В последнее время любое происшествие в округе, даже мрачное или трагическое, радовало старика, как дворовой праздник с клоунами может радовать детей. В бесконечной череде пыльных будней, когда вечер похож на утро, а день скоро будет неотличим от ночи, чьи-то радость или горе встряхивали и бодрили не хуже энергетического напитка, и в такие дни седовласый пассажир навороченной инвалидной коляски «с турбодвигателем от «Мицубиси» доставал элитные кубинские сигары, наливал бокал «Хеннесси» и предавался разврату.
Нельзя сказать, чтобы он радовался соседским неудачам и проблемам. Вовсе нет. Но в восприятии чужой беды он по духу был близок к журналистам: на всех закрытых семинарах и курсах для пишущей и вещающей братии неустанно повторяется, что лучшие дни для профессионального журналиста – это дни больших событий и катаклизмов, ибо только в такое беспокойное время у журналиста начинается серьезная работа, в которой он может показать то, чему его научили. Все это, разумеется, не указывает на черствость и гнусную бессердечность журналюг – работа бойца спецназа, например, тоже заключается в том, чтобы бегать, бить и стрелять, но почему-то никому не приходит в голову называть его грязным садистом.
Старик в свои запредельные годы уже по состоянию здоровья не мог быть ни садистом, ни мазохистом, но всегда оживал, когда успеха на этом поприще добивался кто-то из соседей. А успехов у них в последнее время наблюдалось всё больше.
Он еще немного помял сигару в руках, потом отложил ее, передумав курить, налил себе в бокал немного коньяка и снова подкатился к окну. Во дворе на бортике детской песочницы сидел тот противный гармонист в тельняшке. Старик сейчас не мог его слышать и не видел его лица, но был уверен, что Петр горланит одну из тех отвратительных песен, что были написаны во времена строительства Днепрогэса и охоты на космополитов.
Да чтоб ты сдох, скотина!
Старик залпом выпил свои праздничные сто граммов и едва не хватил бокал об пол.
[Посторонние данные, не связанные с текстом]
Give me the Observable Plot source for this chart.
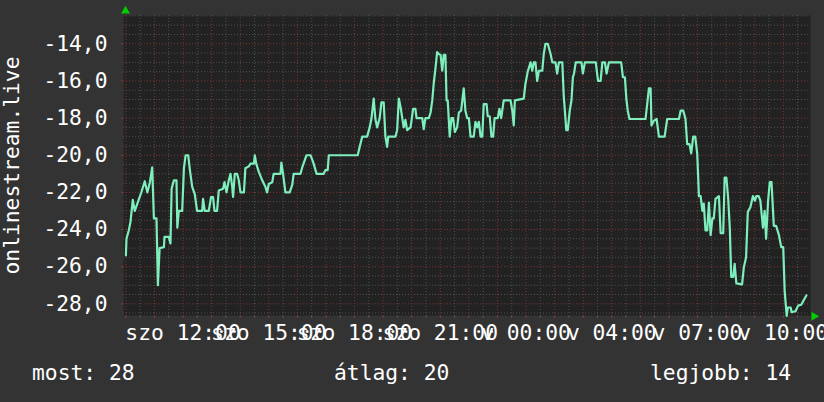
<!DOCTYPE html>
<html><head><meta charset="utf-8">
<script src="https://cdn.jsdelivr.net/npm/d3@7"></script>
<script src="https://cdn.jsdelivr.net/npm/@observablehq/plot@0.6"></script>
<style>
html,body{margin:0;padding:0;background:#333;overflow:hidden;}
#wrap{position:relative;width:824px;height:402px;background:#333;font-family:"DejaVu Sans Mono",monospace;color:#fff;}
.leg{position:absolute;top:362px;font-size:21.3px;line-height:21px;white-space:pre;}
</style></head><body><div id="wrap"></div>
<script>
// hours after Saturday 10:00
const hours = [0.00,0.02,0.10,0.16,0.24,0.31,0.40,0.54,0.66,0.75,0.84,0.92,0.98,1.07,1.12,1.18,1.33,1.35,1.50,1.56,
1.60,1.68,1.77,1.80,1.85,1.97,2.03,2.09,2.18,2.24,2.32,2.41,2.49,2.67,2.70,2.76,2.90,2.98,3.05,3.10,
3.19,3.25,3.40,3.45,3.52,3.60,3.66,3.72,3.75,3.81,3.89,3.95,4.01,4.13,4.18,4.30,4.36,4.48,4.51,4.56,
4.65,4.77,4.88,4.94,5.00,5.12,5.17,5.41,5.44,5.50,5.58,5.73,5.82,5.87,6.11,6.17,6.32,6.46,6.57,6.67,
6.92,6.98,7.06,7.10,8.11,8.18,8.27,8.44,8.53,8.59,8.67,8.73,8.79,8.88,8.94,9.02,9.08,9.14,9.18,9.43,
9.49,9.55,9.61,9.67,9.72,9.78,9.84,9.96,10.05,10.13,10.17,10.37,10.42,10.48,10.60,10.66,10.72,10.77,10.83,10.89,
10.95,11.01,11.07,11.12,11.18,11.22,11.26,11.33,11.39,11.45,11.51,11.59,11.65,11.73,11.82,11.88,11.94,12.00,12.06,12.17,
12.23,12.29,12.35,12.41,12.47,12.52,12.62,12.66,12.73,12.79,12.85,12.90,13.01,13.07,13.13,13.22,13.46,13.52,13.57,13.61,
13.92,13.98,14.06,14.16,14.22,14.27,14.33,14.39,14.45,14.57,14.62,14.68,14.76,14.86,14.92,15.03,15.09,15.15,15.27,15.32,
15.41,15.46,15.53,15.59,15.64,15.68,15.74,15.94,15.99,16.06,16.44,16.52,16.61,16.67,16.76,16.82,16.90,17.33,17.39,17.46,
17.51,17.56,17.62,18.18,18.24,18.30,18.36,18.39,18.47,18.57,18.65,18.85,18.94,19.35,19.41,19.50,19.58,19.64,19.72,19.78,
19.85,19.92,19.99,20.05,20.11,20.17,20.22,20.28,20.34,20.40,20.46,20.52,20.57,20.63,20.75,20.81,20.90,20.95,21.01,21.07,
21.13,21.18,21.25,21.30,21.36,21.56,21.62,21.70,21.76,21.85,21.94,22.01,22.06,22.14,22.20,22.29,22.35,22.40,22.47,22.53,
22.59,22.67,22.75,22.85,22.93,23.00,23.05,23.12,23.16,23.26,23.29,23.43,23.52,23.63,23.72,23.81];
const values = [-25.4,-24.5,-24.05,-23.6,-22.4,-23.0,-22.6,-22.0,-21.4,-22.0,-21.45,-20.65,-23.4,-23.4,-27.0,-25.0,-24.95,-24.4,-24.4,-24.75,
-21.8,-21.35,-21.35,-23.9,-23.0,-23.0,-20.7,-20.0,-20.0,-20.8,-21.7,-22.1,-23.0,-23.0,-22.35,-23.0,-23.0,-22.25,-22.25,-23.0,
-23.0,-21.9,-21.8,-21.45,-22.0,-21.35,-21.0,-21.7,-22.25,-21.0,-21.0,-21.35,-22.0,-22.0,-20.7,-20.6,-20.45,-20.45,-20.0,-20.45,
-20.9,-21.35,-21.7,-22.0,-21.55,-21.45,-21.0,-21.0,-20.4,-21.0,-22.0,-22.0,-21.6,-21.0,-21.0,-20.65,-20.0,-20.0,-20.45,-21.0,
-21.0,-20.8,-20.8,-20.0,-20.0,-19.55,-19.0,-19.0,-18.5,-18.05,-16.95,-18.05,-18.5,-18.0,-17.15,-17.15,-19.0,-19.55,-19.0,-19.0,
-18.65,-16.95,-17.4,-18.0,-18.5,-18.1,-18.65,-18.5,-17.5,-17.5,-18.0,-18.0,-18.6,-18.0,-18.0,-17.7,-17.05,-16.15,-15.35,-14.45,
-14.55,-14.6,-15.45,-14.6,-14.6,-17.05,-17.05,-19.0,-18.0,-18.0,-18.75,-18.5,-17.7,-17.6,-16.4,-17.6,-18.0,-18.0,-19.0,-19.0,
-18.2,-18.5,-18.2,-19.0,-19.0,-17.25,-17.25,-17.9,-17.9,-19.0,-19.0,-18.0,-18.0,-17.5,-18.0,-17.05,-17.05,-17.6,-18.4,-17.05,
-16.95,-16.15,-15.5,-15.0,-15.45,-15.0,-15.0,-16.0,-15.45,-15.45,-14.55,-14.0,-14.0,-14.55,-15.0,-15.0,-15.6,-15.0,-15.0,-16.8,
-18.65,-18.65,-17.6,-17.05,-15.8,-15.6,-15.0,-15.0,-15.6,-15.0,-15.0,-16.0,-16.0,-15.0,-15.0,-15.6,-15.0,-15.0,-15.8,-15.8,
-16.95,-17.6,-18.05,-18.05,-17.25,-16.4,-16.4,-18.4,-18.15,-18.05,-19.0,-19.0,-18.05,-18.05,-17.6,-17.6,-18.05,-19.4,-19.4,-19.9,
-19.0,-19.0,-19.9,-22.2,-22.2,-23.0,-22.6,-24.05,-24.05,-22.55,-24.3,-23.4,-23.4,-22.35,-22.2,-24.2,-24.2,-21.2,-21.2,-22.25,
-23.9,-26.55,-26.55,-25.85,-26.9,-26.95,-26.05,-25.5,-23.05,-22.8,-22.2,-22.45,-22.2,-22.2,-22.45,-23.9,-23.0,-24.5,-22.45,-21.45,
-21.45,-23.8,-23.8,-24.3,-24.95,-24.95,-27.3,-28.65,-28.2,-28.2,-28.45,-28.4,-28.1,-28.05,-27.8,-27.55];
const tickHours = [2, 5, 8, 11, 14, 17, 20, 23];
const tickLabels = ["szo 12:00", "szo 15:00", "szo 18:00", "szo 21:00", "v 00:00", "v 04:00", "v 07:00", "v 10:00"];
const yTicks = [-28, -26, -24, -22, -20, -18, -16, -14];
const yTitle = "onlinestream.live";
const legendTexts = ["most: 28", "átlag: 20", "legjobb: 14"];

const data = hours.map((h, i) => ({h, v: values[i]}));
const majorY = d3.range(-28, -12, 2);
const minorY = d3.range(-28.5, -12.4, 0.5).filter(v => !majorY.includes(v));
const majorX = d3.range(0, 24, 1);
const minorX = d3.range(0.5, 24, 1);
const FONT = "DejaVu Sans Mono";
const gridGray = "#505050", gridRed = "#7c3434";

const chart = Plot.plot({
  width: 824, height: 355,
  marginLeft: 123, marginRight: 14, marginTop: 15, marginBottom: 40,
  style: {background: "#333", color: "#fff", fontFamily: FONT, fontSize: "21px", overflow: "visible"},
  x: {domain: [-0.084, 23.954]},
  y: {domain: [-28.63, -12.476]},
  marks: [
    Plot.frame({fill: "#222", stroke: null}),
    Plot.ruleY(minorY, {stroke: gridGray, strokeDasharray: "1,2"}),
    Plot.ruleX(minorX, {stroke: gridGray, strokeDasharray: "1,2"}),
    Plot.ruleY(majorY, {stroke: gridRed, strokeDasharray: "1,2"}),
    Plot.ruleX(majorX, {stroke: gridRed, strokeDasharray: "1,2"}),
    Plot.axisY(yTicks, {tickSize: 2, stroke: "#8a3a3a", tickPadding: 14, fill: "#fff", fontSize: 21.3,
      tickFormat: d => d.toFixed(1).replace(".", ","), label: null}),
    Plot.axisX(minorX, {tickSize: 3, stroke: "#555", tickFormat: () => "", label: null}),
    Plot.axisX(majorX, {tickSize: 3, stroke: "#8a3a3a", tickFormat: () => "", label: null}),
    Plot.axisX(tickHours, {tickSize: 0, tickPadding: 9, fill: "#fff", fontSize: 21.3,
      tickFormat: d => tickLabels[tickHours.indexOf(d)], label: null}),
    Plot.line(data, {x: "h", y: "v", stroke: "#7deebc", strokeWidth: 2.2}),
    Plot.text([yTitle], {frameAnchor: "left", dx: -104.5, rotate: -90, lineAnchor: "bottom", textAnchor: "middle",
      text: d => d, fill: "#fff", fontSize: 21.3, fontFamily: FONT}),
    Plot.dot([0], {frameAnchor: "top-left", dx: 2, dy: -4.5, symbol: "triangle", r: 3.3, fill: "#00cc00", stroke: null}),
    Plot.dot([0], {frameAnchor: "bottom-right", dx: 3.5, dy: 0.8, symbol: "triangle", r: 3.3, fill: "#00cc00", stroke: null, rotate: 90})
  ]
});
const wrap = document.getElementById("wrap");
wrap.appendChild(chart);
const legLeft = [32, 334, 650];
legendTexts.forEach((t, i) => {
  const s = document.createElement("span");
  s.className = "leg";
  s.style.left = legLeft[i] + "px";
  s.textContent = t;
  wrap.appendChild(s);
});
</script>
</body></html>
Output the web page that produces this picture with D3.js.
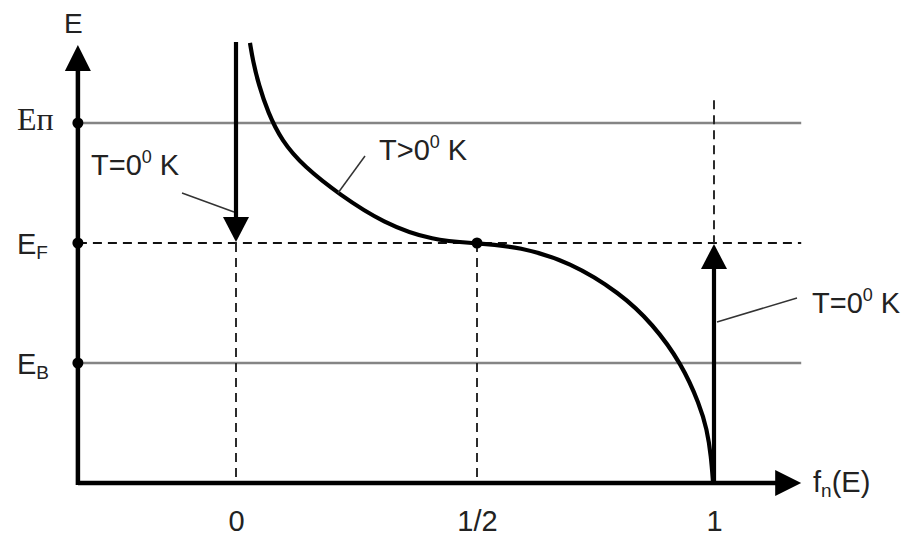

Удержался в последний момент. Лечащий врач велел не волноваться ни при каких обстоятельствах, поскольку сильный стресс может его укокошить на месте. Радоваться чужой беде – да, но не прикармливать свою. С другой стороны, «не волноваться» – стандартный совет, следовать которому так же трудно, как уговорить задницу не пугать унитаз после соленых огурцов, запитых молоком. И едва ли лечащий врач, у которого таких едва тепленьких стариков в районе наберется целый вагон, вкладывал в свои слова хоть толику искренней заботы.
Старик откатился от окна кухни, выехал в коридор и, не сбрасывая скорости на поворотах, переместился в темную спальню. Свет включать не стал.